<<<<

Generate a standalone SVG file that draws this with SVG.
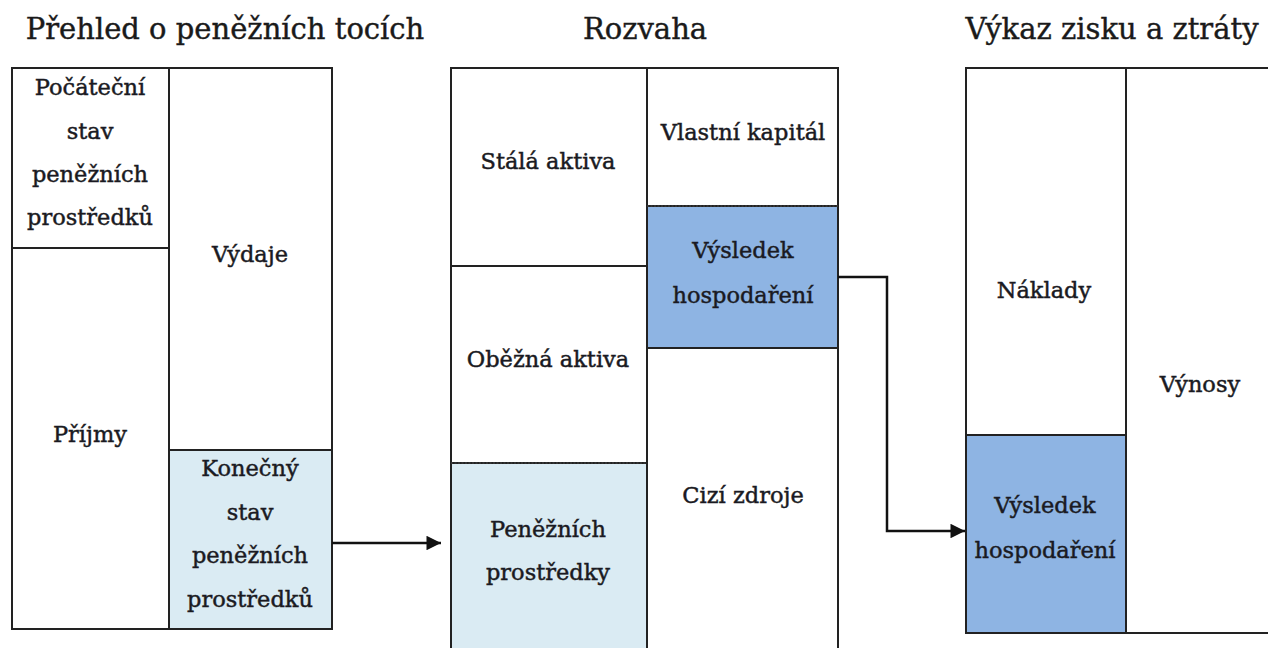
<svg xmlns="http://www.w3.org/2000/svg" width="1268" height="648" viewBox="0 0 1268 648">
<style>
.t{font-family:"DejaVu Serif","Liberation Serif",serif;font-size:29px;fill:#1a1a1a;stroke:#1a1a1a;stroke-width:0.4;text-anchor:middle}
.l{font-family:"DejaVu Serif","Liberation Serif",serif;font-size:22.5px;fill:#1a1a22;stroke:#1a1a22;stroke-width:0.45;text-anchor:middle}
.b{fill:#fff;stroke:#222;stroke-width:2}
.lb{fill:#daebf3;stroke:#222;stroke-width:2}
.db{fill:#8eb4e3;stroke:#222;stroke-width:2}
.dot{stroke:#333;stroke-width:2;stroke-dasharray:2 1.5;fill:none}
.c{fill:none;stroke:#111;stroke-width:2.5}
</style>
<defs>
<marker id="ah" viewBox="0 0 10 10" refX="10" refY="5" markerWidth="6.4" markerHeight="5.8" orient="auto" markerUnits="strokeWidth"><path d="M0,0 L10,5 L0,10 z" fill="#111"/></marker>
</defs>
<rect width="1268" height="648" fill="#fff"/>
<g id="titles">
<text class="t" x="225" y="39">Přehled o peněžních tocích</text>
<text class="t" x="645" y="39">Rozvaha</text>
<text class="t" x="1112" y="39">Výkaz zisku a ztráty</text>
</g>
<g id="cashflow">
<g id="pocatecni"><rect class="b" x="12" y="68" width="157" height="180"/>
<text class="l" x="90" y="95">Počáteční</text><text class="l" x="90" y="139">stav</text><text class="l" x="90" y="182">peněžních</text><text class="l" x="90" y="225">prostředků</text></g>
<g id="prijmy"><rect class="b" x="12" y="248" width="157" height="381"/><text class="l" x="90" y="442">Příjmy</text></g>
<g id="vydaje"><rect class="b" x="169" y="68" width="163" height="382"/><text class="l" x="250" y="262">Výdaje</text></g>
<g id="konecny"><rect class="lb" x="169" y="450" width="163" height="179"/>
<text class="l" x="250" y="476">Konečný</text><text class="l" x="250" y="520">stav</text><text class="l" x="250" y="563">peněžních</text><text class="l" x="250" y="607">prostředků</text></g>
</g>
<g id="rozvaha">
<g id="stala"><rect class="b" x="451" y="68" width="196" height="198"/><text class="l" x="548" y="169">Stálá aktiva</text></g>
<g id="obezna"><rect class="b" x="451" y="266" width="196" height="197"/><text class="l" x="548" y="367">Oběžná aktiva</text></g>
<g id="penezni"><rect x="451" y="463" width="196" height="200" fill="#daebf3" stroke="#222" stroke-width="2"/>
<line class="dot" x1="451" y1="463" x2="647" y2="463"/>
<text class="l" x="548" y="537">Peněžních</text><text class="l" x="548" y="580">prostředky</text></g>
<g id="vlastni"><rect class="b" x="647" y="68" width="191" height="138"/><text class="l" x="743" y="140">Vlastní kapitál</text></g>
<g id="vysledek1"><rect class="db" x="647" y="206" width="191" height="142"/>
<line class="dot" x1="647" y1="206" x2="838" y2="206"/>
<text class="l" x="743" y="258">Výsledek</text><text class="l" x="743" y="303">hospodaření</text></g>
<g id="cizi"><rect class="b" x="647" y="348" width="191" height="315"/><text class="l" x="743" y="503">Cizí zdroje</text></g>
</g>
<g id="vzz">
<g id="naklady"><rect class="b" x="966" y="68" width="160" height="367"/><text class="l" x="1044" y="298">Náklady</text></g>
<g id="vysledek2"><rect class="db" x="966" y="435" width="160" height="198"/>
<text class="l" x="1045" y="513">Výsledek</text><text class="l" x="1045" y="558">hospodaření</text></g>
<g id="vynosy"><rect class="b" x="1126" y="68" width="160" height="565"/><text class="l" x="1200" y="392">Výnosy</text></g>
</g>
<g id="connectors">
<path class="c" d="M332,543 H441" marker-end="url(#ah)"/>
<path class="c" d="M838,277 H887 V531 H965" marker-end="url(#ah)"/>
</g>
</svg>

>>>>

> **Task details**
Copy out the listing exactly as it stands, but not the pictures.

> **In response**
Generate a standalone SVG file that draws this with SVG.
<svg xmlns="http://www.w3.org/2000/svg" width="1268" height="648" viewBox="0 0 1268 648">
<style>
.t{font-family:"DejaVu Serif","Liberation Serif",serif;font-size:29px;fill:#1a1a1a;stroke:#1a1a1a;stroke-width:0.4;text-anchor:middle}
.l{font-family:"DejaVu Serif","Liberation Serif",serif;font-size:22.5px;fill:#1a1a22;stroke:#1a1a22;stroke-width:0.45;text-anchor:middle}
.b{fill:#fff;stroke:#222;stroke-width:2}
.lb{fill:#daebf3;stroke:#222;stroke-width:2}
.db{fill:#8eb4e3;stroke:#222;stroke-width:2}
.dot{stroke:#333;stroke-width:2;stroke-dasharray:2 1.5;fill:none}
.c{fill:none;stroke:#111;stroke-width:2.5}
</style>
<defs>
<marker id="ah" viewBox="0 0 10 10" refX="10" refY="5" markerWidth="6.4" markerHeight="5.8" orient="auto" markerUnits="strokeWidth"><path d="M0,0 L10,5 L0,10 z" fill="#111"/></marker>
</defs>
<rect width="1268" height="648" fill="#fff"/>
<g id="titles">
<text class="t" x="225" y="39">Přehled o peněžních tocích</text>
<text class="t" x="645" y="39">Rozvaha</text>
<text class="t" x="1112" y="39">Výkaz zisku a ztráty</text>
</g>
<g id="cashflow">
<g id="pocatecni"><rect class="b" x="12" y="68" width="157" height="180"/>
<text class="l" x="90" y="95">Počáteční</text><text class="l" x="90" y="139">stav</text><text class="l" x="90" y="182">peněžních</text><text class="l" x="90" y="225">prostředků</text></g>
<g id="prijmy"><rect class="b" x="12" y="248" width="157" height="381"/><text class="l" x="90" y="442">Příjmy</text></g>
<g id="vydaje"><rect class="b" x="169" y="68" width="163" height="382"/><text class="l" x="250" y="262">Výdaje</text></g>
<g id="konecny"><rect class="lb" x="169" y="450" width="163" height="179"/>
<text class="l" x="250" y="476">Konečný</text><text class="l" x="250" y="520">stav</text><text class="l" x="250" y="563">peněžních</text><text class="l" x="250" y="607">prostředků</text></g>
</g>
<g id="rozvaha">
<g id="stala"><rect class="b" x="451" y="68" width="196" height="198"/><text class="l" x="548" y="169">Stálá aktiva</text></g>
<g id="obezna"><rect class="b" x="451" y="266" width="196" height="197"/><text class="l" x="548" y="367">Oběžná aktiva</text></g>
<g id="penezni"><rect x="451" y="463" width="196" height="200" fill="#daebf3" stroke="#222" stroke-width="2"/>
<line class="dot" x1="451" y1="463" x2="647" y2="463"/>
<text class="l" x="548" y="537">Peněžních</text><text class="l" x="548" y="580">prostředky</text></g>
<g id="vlastni"><rect class="b" x="647" y="68" width="191" height="138"/><text class="l" x="743" y="140">Vlastní kapitál</text></g>
<g id="vysledek1"><rect class="db" x="647" y="206" width="191" height="142"/>
<line class="dot" x1="647" y1="206" x2="838" y2="206"/>
<text class="l" x="743" y="258">Výsledek</text><text class="l" x="743" y="303">hospodaření</text></g>
<g id="cizi"><rect class="b" x="647" y="348" width="191" height="315"/><text class="l" x="743" y="503">Cizí zdroje</text></g>
</g>
<g id="vzz">
<g id="naklady"><rect class="b" x="966" y="68" width="160" height="367"/><text class="l" x="1044" y="298">Náklady</text></g>
<g id="vysledek2"><rect class="db" x="966" y="435" width="160" height="198"/>
<text class="l" x="1045" y="513">Výsledek</text><text class="l" x="1045" y="558">hospodaření</text></g>
<g id="vynosy"><rect class="b" x="1126" y="68" width="160" height="565"/><text class="l" x="1200" y="392">Výnosy</text></g>
</g>
<g id="connectors">
<path class="c" d="M332,543 H441" marker-end="url(#ah)"/>
<path class="c" d="M838,277 H887 V531 H965" marker-end="url(#ah)"/>
</g>
</svg>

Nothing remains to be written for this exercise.